Begin EXTRACTED DATA

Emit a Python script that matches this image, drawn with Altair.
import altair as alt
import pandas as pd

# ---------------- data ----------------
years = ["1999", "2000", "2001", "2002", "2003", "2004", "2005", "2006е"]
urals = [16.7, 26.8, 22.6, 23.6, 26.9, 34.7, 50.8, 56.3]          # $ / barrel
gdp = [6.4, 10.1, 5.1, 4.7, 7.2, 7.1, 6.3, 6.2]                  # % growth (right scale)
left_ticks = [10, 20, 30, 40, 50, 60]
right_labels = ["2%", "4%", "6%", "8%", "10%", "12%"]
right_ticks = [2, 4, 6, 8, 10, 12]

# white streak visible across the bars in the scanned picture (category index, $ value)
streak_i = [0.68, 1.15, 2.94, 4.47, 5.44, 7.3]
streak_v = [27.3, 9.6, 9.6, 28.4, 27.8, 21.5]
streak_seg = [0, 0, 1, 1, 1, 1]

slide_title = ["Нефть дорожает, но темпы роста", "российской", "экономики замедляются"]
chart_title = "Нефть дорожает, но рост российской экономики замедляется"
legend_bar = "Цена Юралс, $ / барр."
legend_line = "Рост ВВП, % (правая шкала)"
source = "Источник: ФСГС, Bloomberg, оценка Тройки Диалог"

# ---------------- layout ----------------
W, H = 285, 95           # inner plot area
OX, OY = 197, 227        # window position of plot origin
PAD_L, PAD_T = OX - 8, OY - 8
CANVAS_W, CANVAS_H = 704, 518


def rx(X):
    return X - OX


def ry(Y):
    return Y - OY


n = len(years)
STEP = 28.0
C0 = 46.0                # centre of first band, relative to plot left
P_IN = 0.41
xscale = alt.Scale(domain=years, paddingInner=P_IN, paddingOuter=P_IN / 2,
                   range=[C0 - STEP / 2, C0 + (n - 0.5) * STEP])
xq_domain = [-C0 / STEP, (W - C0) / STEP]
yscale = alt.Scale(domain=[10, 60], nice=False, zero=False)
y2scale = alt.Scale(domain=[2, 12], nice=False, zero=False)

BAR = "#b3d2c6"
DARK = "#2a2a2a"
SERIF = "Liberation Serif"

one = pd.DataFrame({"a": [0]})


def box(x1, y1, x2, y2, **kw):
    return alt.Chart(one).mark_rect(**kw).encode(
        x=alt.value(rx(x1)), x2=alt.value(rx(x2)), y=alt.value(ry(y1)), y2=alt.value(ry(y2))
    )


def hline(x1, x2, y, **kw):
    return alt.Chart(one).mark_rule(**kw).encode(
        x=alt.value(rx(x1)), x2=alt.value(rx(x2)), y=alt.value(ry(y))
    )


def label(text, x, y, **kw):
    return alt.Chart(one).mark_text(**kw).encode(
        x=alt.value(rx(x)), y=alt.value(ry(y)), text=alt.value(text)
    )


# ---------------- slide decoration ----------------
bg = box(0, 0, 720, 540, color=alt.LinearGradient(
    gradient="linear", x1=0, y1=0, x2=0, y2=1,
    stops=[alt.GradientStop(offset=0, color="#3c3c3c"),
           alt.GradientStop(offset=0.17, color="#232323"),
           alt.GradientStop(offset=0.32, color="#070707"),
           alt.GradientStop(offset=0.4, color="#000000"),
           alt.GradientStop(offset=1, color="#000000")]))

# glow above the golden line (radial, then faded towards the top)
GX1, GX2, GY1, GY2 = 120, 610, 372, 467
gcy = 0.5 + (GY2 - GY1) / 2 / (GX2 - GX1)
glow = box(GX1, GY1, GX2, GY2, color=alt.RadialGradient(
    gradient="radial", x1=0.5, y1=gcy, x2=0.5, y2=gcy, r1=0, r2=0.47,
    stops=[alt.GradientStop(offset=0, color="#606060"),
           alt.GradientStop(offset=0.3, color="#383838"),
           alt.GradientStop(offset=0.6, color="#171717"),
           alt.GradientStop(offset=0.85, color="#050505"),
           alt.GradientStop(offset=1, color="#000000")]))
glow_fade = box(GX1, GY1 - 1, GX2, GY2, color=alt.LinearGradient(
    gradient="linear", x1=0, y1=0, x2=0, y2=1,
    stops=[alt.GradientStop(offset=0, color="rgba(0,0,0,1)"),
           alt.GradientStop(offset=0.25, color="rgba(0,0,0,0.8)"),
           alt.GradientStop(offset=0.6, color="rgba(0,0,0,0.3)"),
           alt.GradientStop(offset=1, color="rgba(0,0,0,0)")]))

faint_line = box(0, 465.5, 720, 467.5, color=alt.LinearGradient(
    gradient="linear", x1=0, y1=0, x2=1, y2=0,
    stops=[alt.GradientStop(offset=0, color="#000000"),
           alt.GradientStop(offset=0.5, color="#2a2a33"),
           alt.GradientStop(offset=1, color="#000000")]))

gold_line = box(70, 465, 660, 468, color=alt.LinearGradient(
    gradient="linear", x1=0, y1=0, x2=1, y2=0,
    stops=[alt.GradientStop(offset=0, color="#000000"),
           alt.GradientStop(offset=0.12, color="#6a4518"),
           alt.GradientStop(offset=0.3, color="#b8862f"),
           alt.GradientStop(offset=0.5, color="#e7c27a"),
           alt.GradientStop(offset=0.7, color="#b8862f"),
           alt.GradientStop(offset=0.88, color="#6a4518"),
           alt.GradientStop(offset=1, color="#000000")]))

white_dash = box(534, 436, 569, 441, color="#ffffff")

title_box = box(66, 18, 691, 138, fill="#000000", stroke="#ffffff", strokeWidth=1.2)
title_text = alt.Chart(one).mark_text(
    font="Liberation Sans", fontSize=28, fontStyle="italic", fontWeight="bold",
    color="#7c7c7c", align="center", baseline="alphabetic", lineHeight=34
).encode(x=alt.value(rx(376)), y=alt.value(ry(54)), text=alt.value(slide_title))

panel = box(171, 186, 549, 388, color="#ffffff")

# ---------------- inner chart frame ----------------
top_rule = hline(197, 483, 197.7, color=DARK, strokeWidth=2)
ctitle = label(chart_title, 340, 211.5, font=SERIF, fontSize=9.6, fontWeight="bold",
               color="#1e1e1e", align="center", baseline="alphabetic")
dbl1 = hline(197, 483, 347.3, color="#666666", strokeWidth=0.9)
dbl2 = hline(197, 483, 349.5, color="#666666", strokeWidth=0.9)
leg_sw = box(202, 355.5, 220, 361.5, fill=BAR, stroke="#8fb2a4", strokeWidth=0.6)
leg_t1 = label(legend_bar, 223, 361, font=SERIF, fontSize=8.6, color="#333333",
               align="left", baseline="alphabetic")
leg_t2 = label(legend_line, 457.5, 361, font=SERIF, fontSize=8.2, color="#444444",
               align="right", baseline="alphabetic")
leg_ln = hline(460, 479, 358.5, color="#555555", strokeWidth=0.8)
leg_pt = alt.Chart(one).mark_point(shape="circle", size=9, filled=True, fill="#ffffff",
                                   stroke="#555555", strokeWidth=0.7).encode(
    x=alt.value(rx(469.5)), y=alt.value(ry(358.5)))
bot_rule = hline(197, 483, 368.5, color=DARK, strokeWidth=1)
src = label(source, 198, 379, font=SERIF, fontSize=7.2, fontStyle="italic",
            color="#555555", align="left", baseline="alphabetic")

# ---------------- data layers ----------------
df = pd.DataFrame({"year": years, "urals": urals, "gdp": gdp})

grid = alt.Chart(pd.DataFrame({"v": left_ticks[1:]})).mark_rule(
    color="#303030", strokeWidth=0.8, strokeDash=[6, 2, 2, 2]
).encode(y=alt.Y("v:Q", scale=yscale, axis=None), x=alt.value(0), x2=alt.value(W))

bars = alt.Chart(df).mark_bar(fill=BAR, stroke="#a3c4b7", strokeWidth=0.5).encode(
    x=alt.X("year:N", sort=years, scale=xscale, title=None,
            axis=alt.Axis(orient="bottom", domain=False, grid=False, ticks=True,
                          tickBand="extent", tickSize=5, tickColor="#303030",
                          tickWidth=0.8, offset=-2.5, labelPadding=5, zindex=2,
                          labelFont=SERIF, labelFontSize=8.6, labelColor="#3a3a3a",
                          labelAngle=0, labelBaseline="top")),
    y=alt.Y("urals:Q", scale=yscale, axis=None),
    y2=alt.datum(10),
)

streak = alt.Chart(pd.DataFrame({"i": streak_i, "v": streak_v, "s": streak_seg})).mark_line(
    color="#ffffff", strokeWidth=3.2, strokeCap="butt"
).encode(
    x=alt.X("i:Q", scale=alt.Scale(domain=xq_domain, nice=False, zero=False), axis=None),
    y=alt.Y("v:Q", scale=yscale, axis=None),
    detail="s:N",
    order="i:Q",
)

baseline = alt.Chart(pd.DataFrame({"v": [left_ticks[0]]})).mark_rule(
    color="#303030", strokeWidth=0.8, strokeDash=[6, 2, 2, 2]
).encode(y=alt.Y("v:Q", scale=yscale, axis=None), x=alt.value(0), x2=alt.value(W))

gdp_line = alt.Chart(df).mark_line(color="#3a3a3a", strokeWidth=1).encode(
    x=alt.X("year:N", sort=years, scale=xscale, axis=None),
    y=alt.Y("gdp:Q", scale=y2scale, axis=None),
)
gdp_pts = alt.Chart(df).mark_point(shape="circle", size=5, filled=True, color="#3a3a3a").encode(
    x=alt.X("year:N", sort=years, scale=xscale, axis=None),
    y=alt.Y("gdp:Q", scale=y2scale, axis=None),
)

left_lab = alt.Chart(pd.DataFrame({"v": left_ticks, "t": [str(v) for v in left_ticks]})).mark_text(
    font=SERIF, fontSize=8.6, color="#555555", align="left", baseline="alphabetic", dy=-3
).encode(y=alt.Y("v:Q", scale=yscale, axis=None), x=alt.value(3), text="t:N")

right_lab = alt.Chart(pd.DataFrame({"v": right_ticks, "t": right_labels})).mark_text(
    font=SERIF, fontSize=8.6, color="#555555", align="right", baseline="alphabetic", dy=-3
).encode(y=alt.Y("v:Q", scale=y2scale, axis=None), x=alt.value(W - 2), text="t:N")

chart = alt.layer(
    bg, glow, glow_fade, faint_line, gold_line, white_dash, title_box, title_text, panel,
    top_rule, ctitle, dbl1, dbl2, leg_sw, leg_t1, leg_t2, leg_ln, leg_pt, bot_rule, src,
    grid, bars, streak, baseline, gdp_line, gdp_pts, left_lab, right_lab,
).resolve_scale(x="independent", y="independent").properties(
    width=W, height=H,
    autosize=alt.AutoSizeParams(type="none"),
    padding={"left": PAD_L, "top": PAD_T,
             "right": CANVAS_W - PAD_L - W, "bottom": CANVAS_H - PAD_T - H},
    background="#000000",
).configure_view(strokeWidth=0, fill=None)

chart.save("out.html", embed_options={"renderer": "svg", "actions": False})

End EXTRACTED DATA
Begin EXTRACTED DATA

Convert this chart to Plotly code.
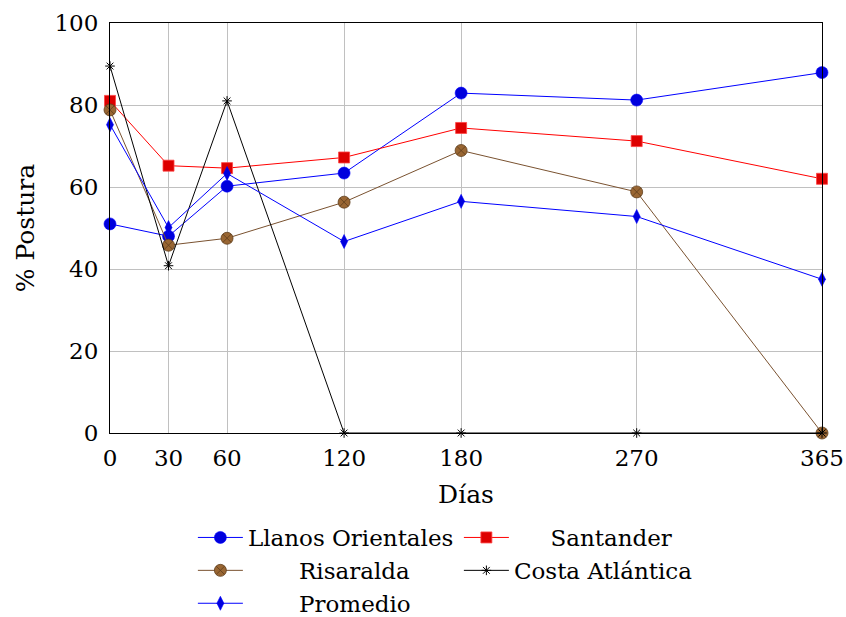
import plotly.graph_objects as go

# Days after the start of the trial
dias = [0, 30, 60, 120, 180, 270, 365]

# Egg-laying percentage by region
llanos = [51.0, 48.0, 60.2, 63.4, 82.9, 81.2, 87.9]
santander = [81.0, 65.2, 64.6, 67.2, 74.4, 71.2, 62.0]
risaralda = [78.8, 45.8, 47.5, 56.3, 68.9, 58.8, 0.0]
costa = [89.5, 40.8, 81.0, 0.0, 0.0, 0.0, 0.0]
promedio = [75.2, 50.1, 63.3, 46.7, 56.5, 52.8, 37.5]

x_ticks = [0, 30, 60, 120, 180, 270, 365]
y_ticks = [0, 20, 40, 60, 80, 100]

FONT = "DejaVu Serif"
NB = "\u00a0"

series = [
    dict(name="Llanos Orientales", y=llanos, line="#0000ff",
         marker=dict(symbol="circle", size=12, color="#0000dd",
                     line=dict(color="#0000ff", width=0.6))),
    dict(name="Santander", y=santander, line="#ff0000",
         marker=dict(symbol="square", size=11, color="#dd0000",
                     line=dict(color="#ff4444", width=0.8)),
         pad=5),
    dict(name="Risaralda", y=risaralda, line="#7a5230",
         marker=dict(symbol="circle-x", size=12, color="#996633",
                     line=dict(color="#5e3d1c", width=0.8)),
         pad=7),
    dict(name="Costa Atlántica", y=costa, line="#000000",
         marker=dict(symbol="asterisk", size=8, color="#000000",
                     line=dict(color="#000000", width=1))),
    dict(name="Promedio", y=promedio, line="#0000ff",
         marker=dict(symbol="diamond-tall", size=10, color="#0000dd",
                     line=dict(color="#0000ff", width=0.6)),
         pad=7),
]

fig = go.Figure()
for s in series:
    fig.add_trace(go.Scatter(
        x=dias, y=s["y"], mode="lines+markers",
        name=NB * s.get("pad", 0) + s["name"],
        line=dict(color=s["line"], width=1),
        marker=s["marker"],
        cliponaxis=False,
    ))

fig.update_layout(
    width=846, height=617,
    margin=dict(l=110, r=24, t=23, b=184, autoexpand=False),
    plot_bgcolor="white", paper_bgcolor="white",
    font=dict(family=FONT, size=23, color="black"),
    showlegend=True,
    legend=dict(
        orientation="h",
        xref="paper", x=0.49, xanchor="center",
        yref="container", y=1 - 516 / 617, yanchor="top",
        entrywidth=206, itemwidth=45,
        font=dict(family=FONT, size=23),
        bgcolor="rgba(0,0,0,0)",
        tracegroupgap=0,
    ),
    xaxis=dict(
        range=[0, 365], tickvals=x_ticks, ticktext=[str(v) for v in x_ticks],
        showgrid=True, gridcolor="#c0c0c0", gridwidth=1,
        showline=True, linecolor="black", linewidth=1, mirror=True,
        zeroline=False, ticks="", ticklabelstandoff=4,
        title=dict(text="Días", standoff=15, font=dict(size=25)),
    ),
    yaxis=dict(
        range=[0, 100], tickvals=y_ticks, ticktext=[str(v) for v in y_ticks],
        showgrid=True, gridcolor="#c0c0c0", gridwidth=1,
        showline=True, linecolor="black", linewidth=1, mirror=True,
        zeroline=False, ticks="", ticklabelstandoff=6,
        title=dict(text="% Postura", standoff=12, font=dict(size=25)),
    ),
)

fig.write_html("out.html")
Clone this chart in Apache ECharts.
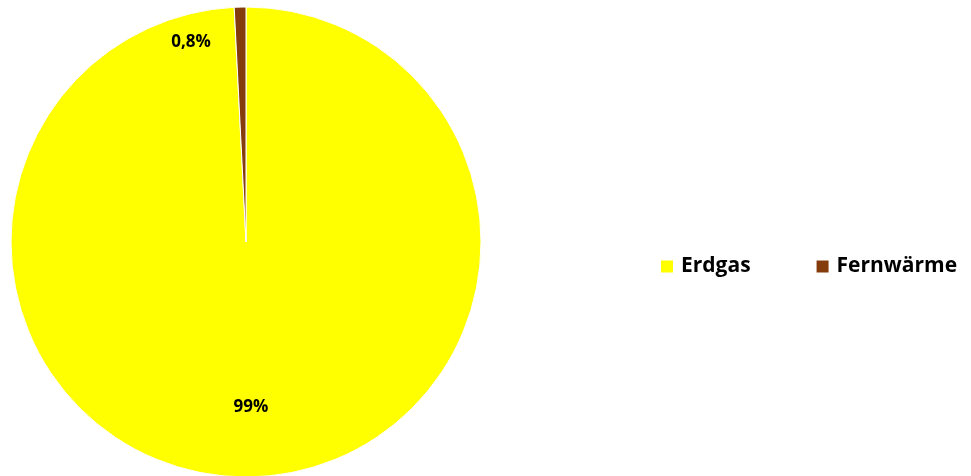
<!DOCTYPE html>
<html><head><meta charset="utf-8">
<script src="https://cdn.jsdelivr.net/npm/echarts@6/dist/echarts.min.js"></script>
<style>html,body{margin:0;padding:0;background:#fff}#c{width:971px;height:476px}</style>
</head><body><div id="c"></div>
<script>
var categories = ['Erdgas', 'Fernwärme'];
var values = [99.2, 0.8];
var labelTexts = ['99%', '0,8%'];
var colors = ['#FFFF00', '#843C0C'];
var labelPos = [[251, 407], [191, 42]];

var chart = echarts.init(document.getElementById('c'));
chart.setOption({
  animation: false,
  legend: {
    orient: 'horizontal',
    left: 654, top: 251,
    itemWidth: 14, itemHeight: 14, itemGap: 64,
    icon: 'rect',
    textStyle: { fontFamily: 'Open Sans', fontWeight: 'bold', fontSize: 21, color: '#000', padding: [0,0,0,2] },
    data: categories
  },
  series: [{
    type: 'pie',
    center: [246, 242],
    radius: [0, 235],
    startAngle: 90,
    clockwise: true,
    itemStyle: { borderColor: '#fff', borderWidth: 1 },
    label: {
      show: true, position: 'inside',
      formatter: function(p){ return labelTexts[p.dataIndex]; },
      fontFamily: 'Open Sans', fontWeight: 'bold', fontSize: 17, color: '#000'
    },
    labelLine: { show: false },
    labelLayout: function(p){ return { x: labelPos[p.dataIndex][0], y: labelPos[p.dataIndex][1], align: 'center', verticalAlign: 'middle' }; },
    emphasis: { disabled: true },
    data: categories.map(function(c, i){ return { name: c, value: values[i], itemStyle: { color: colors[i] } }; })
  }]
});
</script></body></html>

End EXTRACTED DATA

From the line with "Emit a Python" through the line with "streak_seg = [0, 0, 1, 1, 1, 1]", repeat every line exactly, both ends included, and nothing outside that range.

Emit a Python script that matches this image, drawn with Altair.
import altair as alt
import pandas as pd

# ---------------- data ----------------
years = ["1999", "2000", "2001", "2002", "2003", "2004", "2005", "2006е"]
urals = [16.7, 26.8, 22.6, 23.6, 26.9, 34.7, 50.8, 56.3]          # $ / barrel
gdp = [6.4, 10.1, 5.1, 4.7, 7.2, 7.1, 6.3, 6.2]                  # % growth (right scale)
left_ticks = [10, 20, 30, 40, 50, 60]
right_labels = ["2%", "4%", "6%", "8%", "10%", "12%"]
right_ticks = [2, 4, 6, 8, 10, 12]

# white streak visible across the bars in the scanned picture (category index, $ value)
streak_i = [0.68, 1.15, 2.94, 4.47, 5.44, 7.3]
streak_v = [27.3, 9.6, 9.6, 28.4, 27.8, 21.5]
streak_seg = [0, 0, 1, 1, 1, 1]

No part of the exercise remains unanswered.